**Task instructions:** In this exercise, return the whole listing exactly, excluding any images.

**Source data:**
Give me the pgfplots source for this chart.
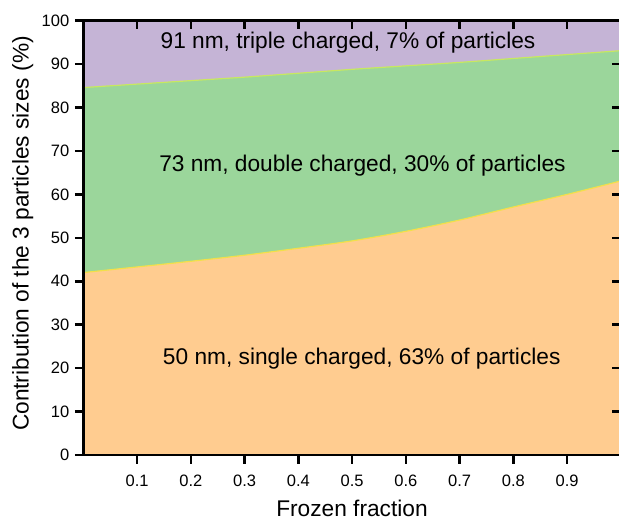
\documentclass[border=0pt]{standalone}
\usepackage{pgfplots}
\usepackage{pgfplotstable}
\pgfplotsset{compat=1.18}
\usepackage{fontspec}
\setmainfont{Liberation Sans}
\definecolor{cOrange}{HTML}{FFCC90}
\definecolor{cGreen}{HTML}{9BD69B}
\definecolor{cPurple}{HTML}{C5B4D6}
\definecolor{cLineU}{HTML}{C8E860}
\definecolor{cLineL}{HTML}{F2E04A}
\newcommand{\bigfont}{\fontsize{22.7}{26}\selectfont}
\newcommand{\tickfont}{\fontsize{16.5}{19}\selectfont}

\pgfplotstableread{
x y
0.0 84.6
0.1 85.4
0.2 86.2
0.3 87.0
0.4 87.9
0.5 88.8
0.6 89.6
0.7 90.4
0.8 91.3
0.9 92.2
1.0 93.1
}\uppertab
\pgfplotstableread{
x y
0.0 42.0
0.1 43.3
0.2 44.6
0.3 46.0
0.4 47.6
0.5 49.3
0.6 51.5
0.7 54.1
0.8 57.1
0.9 60.0
1.0 63.1
}\lowertab

\begin{document}
\begin{tikzpicture}
\begin{axis}[
  scale only axis, width=537.5pt, height=434.3pt,
  xmin=0, xmax=1, ymin=0, ymax=100,
  xtick={0.1,0.2,0.3,0.4,0.5,0.6,0.7,0.8,0.9},
  ytick={0,10,20,30,40,50,60,70,80,90,100},
  xtick pos=bottom, ytick pos=left,
  tick align=outside,
  major tick length=8.5pt,
  axis line style={line width=2.5pt},
  tick style={line width=2.5pt, black},
  ticklabel style={font=\tickfont},
  /pgf/number format/assume math mode=true,
  xticklabel style={yshift=-8pt, /pgf/number format/.cd, fixed, fixed zerofill, precision=1},
  yticklabel style={xshift=-2pt},
  axis on top,
]
\coordinate (O) at (rel axis cs:0,0);
\addplot[draw=none, fill=cPurple] coordinates {(0,100) (1,100)} \closedcycle;
\addplot[draw=none, fill=cGreen, smooth] table {\uppertab} \closedcycle;
\addplot[draw=none, fill=cOrange, smooth] table {\lowertab} \closedcycle;
\addplot[cLineU, line width=1.2pt, smooth] table {\uppertab};
\addplot[cLineL, line width=1.2pt, smooth] table {\lowertab};
\node[anchor=base, font=\bigfont] at (axis cs:0.4925,93.65) {91 nm, triple charged, 7\% of particles};
\node[anchor=base, font=\bigfont] at (axis cs:0.5194,65.39) {73 nm, double charged, 30\% of particles};
\node[anchor=base, font=\bigfont] at (axis cs:0.518,20.95) {50 nm, single charged, 63\% of particles};
\end{axis}
\begin{axis}[
  scale only axis, width=537.5pt, height=434.3pt,
  xmin=0, xmax=1, ymin=0, ymax=100,
  xtick={0.1,0.2,0.3,0.4,0.5,0.6,0.7,0.8,0.9},
  ytick={0,10,20,30,40,50,60,70,80,90,100},
  xtick pos=top, ytick pos=right,
  tick align=inside,
  major tick length=8.5pt,
  axis line style={line width=2.5pt},
  tick style={line width=2.5pt, black},
  xticklabels={}, yticklabels={},
]
\end{axis}
\node[rotate=90, anchor=base, font=\bigfont] at ([shift={(-54.7pt,221.5pt)}]O) {Contribution of the 3 particles sizes (\%)};
\node[anchor=base, font=\bigfont] at ([shift={(268.7pt,-61pt)}]O) {Frozen fraction};
\pgfresetboundingbox
\path ([shift={(-83.3pt,-65pt)}]O) rectangle ++(619pt,520pt);
\end{tikzpicture}
\end{document}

**Complete answer:**
Give me the pgfplots source for this chart.
\documentclass[border=0pt]{standalone}
\usepackage{pgfplots}
\usepackage{pgfplotstable}
\pgfplotsset{compat=1.18}
\usepackage{fontspec}
\setmainfont{Liberation Sans}
\definecolor{cOrange}{HTML}{FFCC90}
\definecolor{cGreen}{HTML}{9BD69B}
\definecolor{cPurple}{HTML}{C5B4D6}
\definecolor{cLineU}{HTML}{C8E860}
\definecolor{cLineL}{HTML}{F2E04A}
\newcommand{\bigfont}{\fontsize{22.7}{26}\selectfont}
\newcommand{\tickfont}{\fontsize{16.5}{19}\selectfont}

\pgfplotstableread{
x y
0.0 84.6
0.1 85.4
0.2 86.2
0.3 87.0
0.4 87.9
0.5 88.8
0.6 89.6
0.7 90.4
0.8 91.3
0.9 92.2
1.0 93.1
}\uppertab
\pgfplotstableread{
x y
0.0 42.0
0.1 43.3
0.2 44.6
0.3 46.0
0.4 47.6
0.5 49.3
0.6 51.5
0.7 54.1
0.8 57.1
0.9 60.0
1.0 63.1
}\lowertab

\begin{document}
\begin{tikzpicture}
\begin{axis}[
  scale only axis, width=537.5pt, height=434.3pt,
  xmin=0, xmax=1, ymin=0, ymax=100,
  xtick={0.1,0.2,0.3,0.4,0.5,0.6,0.7,0.8,0.9},
  ytick={0,10,20,30,40,50,60,70,80,90,100},
  xtick pos=bottom, ytick pos=left,
  tick align=outside,
  major tick length=8.5pt,
  axis line style={line width=2.5pt},
  tick style={line width=2.5pt, black},
  ticklabel style={font=\tickfont},
  /pgf/number format/assume math mode=true,
  xticklabel style={yshift=-8pt, /pgf/number format/.cd, fixed, fixed zerofill, precision=1},
  yticklabel style={xshift=-2pt},
  axis on top,
]
\coordinate (O) at (rel axis cs:0,0);
\addplot[draw=none, fill=cPurple] coordinates {(0,100) (1,100)} \closedcycle;
\addplot[draw=none, fill=cGreen, smooth] table {\uppertab} \closedcycle;
\addplot[draw=none, fill=cOrange, smooth] table {\lowertab} \closedcycle;
\addplot[cLineU, line width=1.2pt, smooth] table {\uppertab};
\addplot[cLineL, line width=1.2pt, smooth] table {\lowertab};
\node[anchor=base, font=\bigfont] at (axis cs:0.4925,93.65) {91 nm, triple charged, 7\% of particles};
\node[anchor=base, font=\bigfont] at (axis cs:0.5194,65.39) {73 nm, double charged, 30\% of particles};
\node[anchor=base, font=\bigfont] at (axis cs:0.518,20.95) {50 nm, single charged, 63\% of particles};
\end{axis}
\begin{axis}[
  scale only axis, width=537.5pt, height=434.3pt,
  xmin=0, xmax=1, ymin=0, ymax=100,
  xtick={0.1,0.2,0.3,0.4,0.5,0.6,0.7,0.8,0.9},
  ytick={0,10,20,30,40,50,60,70,80,90,100},
  xtick pos=top, ytick pos=right,
  tick align=inside,
  major tick length=8.5pt,
  axis line style={line width=2.5pt},
  tick style={line width=2.5pt, black},
  xticklabels={}, yticklabels={},
]
\end{axis}
\node[rotate=90, anchor=base, font=\bigfont] at ([shift={(-54.7pt,221.5pt)}]O) {Contribution of the 3 particles sizes (\%)};
\node[anchor=base, font=\bigfont] at ([shift={(268.7pt,-61pt)}]O) {Frozen fraction};
\pgfresetboundingbox
\path ([shift={(-83.3pt,-65pt)}]O) rectangle ++(619pt,520pt);
\end{tikzpicture}
\end{document}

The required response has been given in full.